I heard today that the eighteen million jobs that are supposed to be created by the Obama Over-Stimulating Bill are to be paid at union wage. It is a small detail. Apparently it was in the fine print that nobody had the time to read because if the bill wasn’t passed quickly global warming, excuse me, climate change was going to gobble up the middle class which would collapse the banking industry and lead to the collapse of the American car industry. Who wants to be stuck driving a Honda made in Tennessee that might run flawlessly for three or four hundred thousand miles when you could get a Buick that will probably be dead before you finish paying for it?
So now that these jobs have to be paid at union wage instead of prevailing wage we know two things. First, there won’t be as many jobs created as predicted. The Obama administration has revised the number down to 346. Second, we know how the AFL-CIO could afford the Fontainebleau for a week. So much for unions not getting any money from the bailout as we have heard so many leftists claim. While I’m on the subject of jobs … exactly how do you tell if you “saved” a job?” Is there an objective standard like when a pitcher saves a game in baseball or can the administration simply say that any job which didn’t disappear was saved? I can see the headline now in whatever dinosaur newspaper still exists in a year or two: “Obama Saves Thirty-Six Million Jobs.”
Doubtlessly, we will soon hear the squawking from the left about raising the minimum wage again. There is a whole army of soft headed folks in government and in the community organizing business who believe that if you squandered your educational opportunities, made bad life decisions and feel that having cable and an iPhone is more important than buying health insurance you should still live the easy life. Let the person who busted his backside starting a McDonalds pay you $83 an hour. They call it “living wage.”
Here is how the theory goes; if these greedy people who own businesses would pay more soon poverty would disappear. Of course so would the McDonalds but let’s not let that little fact get in the way of a good redistribution of wealth scheme. The McDonalds owner could just raise the price of the dollar menu to sixteen dollars and see what happens.

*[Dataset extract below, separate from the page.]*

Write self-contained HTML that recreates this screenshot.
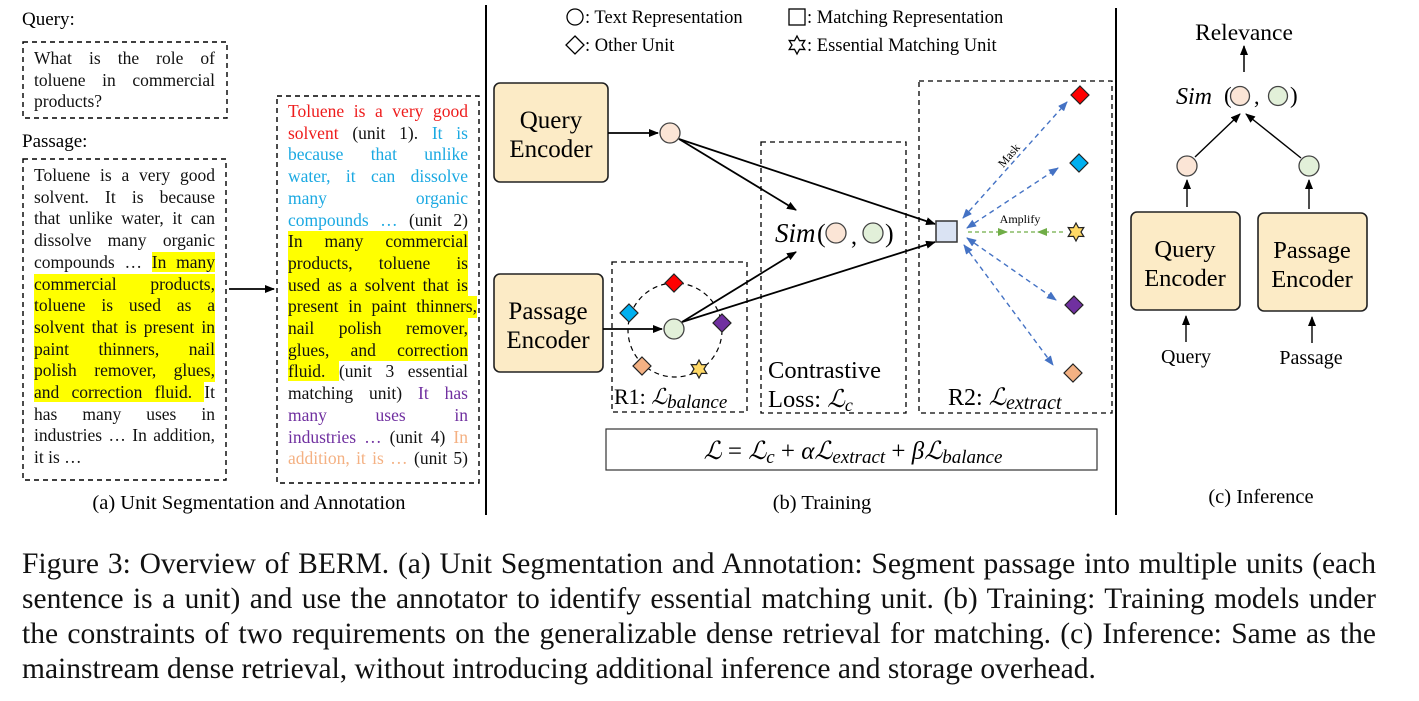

I know what happens. The guy who runs the garage and Jiffy Lube down the street comes by for lunch and has a cheeseburger and fries and pays the 32 dollars, so far so good. The next morning the newly un-poor burger flipper takes his car in for an oil change and what do you know an oil change is now four hundred dollars. Keep raising the minimum wage, you do it often enough it could work but I don’t think so.
It reminds me of the old joke about the guy who invests $100,000 in mutual funds and then gets cryogenically frozen for two hundred years. He gets warmed up and runs to the nearest Internet café orders a coffee and goes to his account online, his balance; 300 million dollars! Overjoyed that his plan has turned out so well he get up to pay and the clerk says, “Latte and ten minutes of Internet time, that’s six million.” Or as the punch line to one of my favorite hillbilly jokes goes, “We gotta get a bigger truck!”